_THE TASK_:
Begin with the first line of the material and write out each line exactly, ending with the line that contains "import plotly.graph_objects as go". Pictures are not part of the copy.

|---|

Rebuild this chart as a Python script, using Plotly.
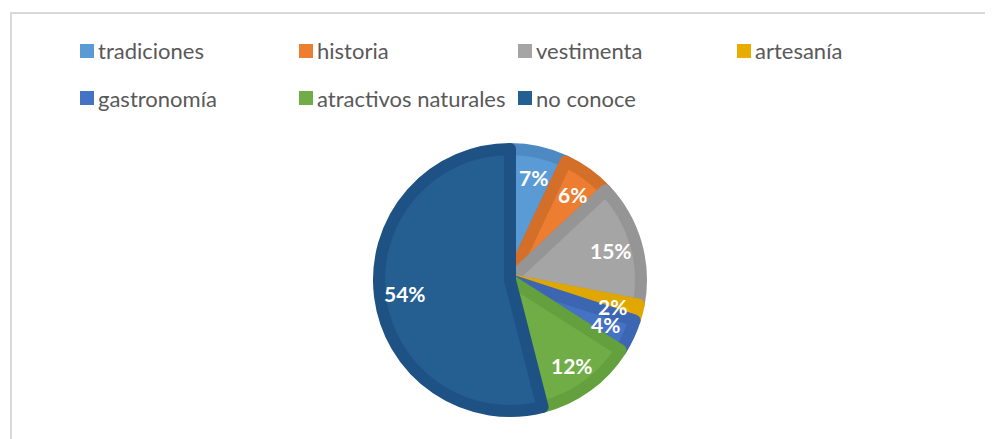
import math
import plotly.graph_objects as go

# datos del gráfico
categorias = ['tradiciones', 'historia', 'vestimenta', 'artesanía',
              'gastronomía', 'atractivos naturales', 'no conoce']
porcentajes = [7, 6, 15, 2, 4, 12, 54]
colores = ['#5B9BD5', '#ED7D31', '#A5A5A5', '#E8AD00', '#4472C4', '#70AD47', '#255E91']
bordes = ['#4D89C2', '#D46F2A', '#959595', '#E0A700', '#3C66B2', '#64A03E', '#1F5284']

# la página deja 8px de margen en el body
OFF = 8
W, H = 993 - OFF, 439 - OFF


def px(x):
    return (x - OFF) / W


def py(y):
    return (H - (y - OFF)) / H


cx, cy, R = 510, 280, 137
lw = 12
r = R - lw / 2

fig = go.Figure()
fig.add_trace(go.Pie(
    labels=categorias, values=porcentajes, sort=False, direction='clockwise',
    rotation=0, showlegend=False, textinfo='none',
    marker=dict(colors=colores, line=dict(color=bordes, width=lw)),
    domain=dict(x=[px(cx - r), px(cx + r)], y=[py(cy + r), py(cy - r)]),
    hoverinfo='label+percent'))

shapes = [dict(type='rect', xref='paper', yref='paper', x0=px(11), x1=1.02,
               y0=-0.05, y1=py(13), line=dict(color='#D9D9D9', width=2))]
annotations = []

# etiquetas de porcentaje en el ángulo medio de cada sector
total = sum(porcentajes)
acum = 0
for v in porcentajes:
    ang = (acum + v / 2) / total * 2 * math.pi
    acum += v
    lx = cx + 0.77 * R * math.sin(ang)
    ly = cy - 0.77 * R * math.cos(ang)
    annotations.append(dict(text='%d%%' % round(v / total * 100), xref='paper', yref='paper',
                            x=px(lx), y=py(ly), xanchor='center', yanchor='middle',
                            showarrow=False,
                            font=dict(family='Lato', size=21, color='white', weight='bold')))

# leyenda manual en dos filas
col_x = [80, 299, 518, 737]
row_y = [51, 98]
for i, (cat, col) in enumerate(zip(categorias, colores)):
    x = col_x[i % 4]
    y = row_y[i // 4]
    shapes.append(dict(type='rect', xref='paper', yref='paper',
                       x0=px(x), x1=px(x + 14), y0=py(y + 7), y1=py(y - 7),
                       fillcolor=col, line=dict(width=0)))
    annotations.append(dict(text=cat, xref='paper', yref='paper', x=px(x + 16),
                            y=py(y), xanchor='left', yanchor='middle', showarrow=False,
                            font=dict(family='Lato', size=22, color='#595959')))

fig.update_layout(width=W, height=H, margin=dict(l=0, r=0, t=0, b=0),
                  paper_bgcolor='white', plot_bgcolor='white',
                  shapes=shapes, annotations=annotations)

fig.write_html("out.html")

|---|

_FULL ANSWER_:
Rebuild this chart as a Python script, using Plotly.
import math
import plotly.graph_objects as go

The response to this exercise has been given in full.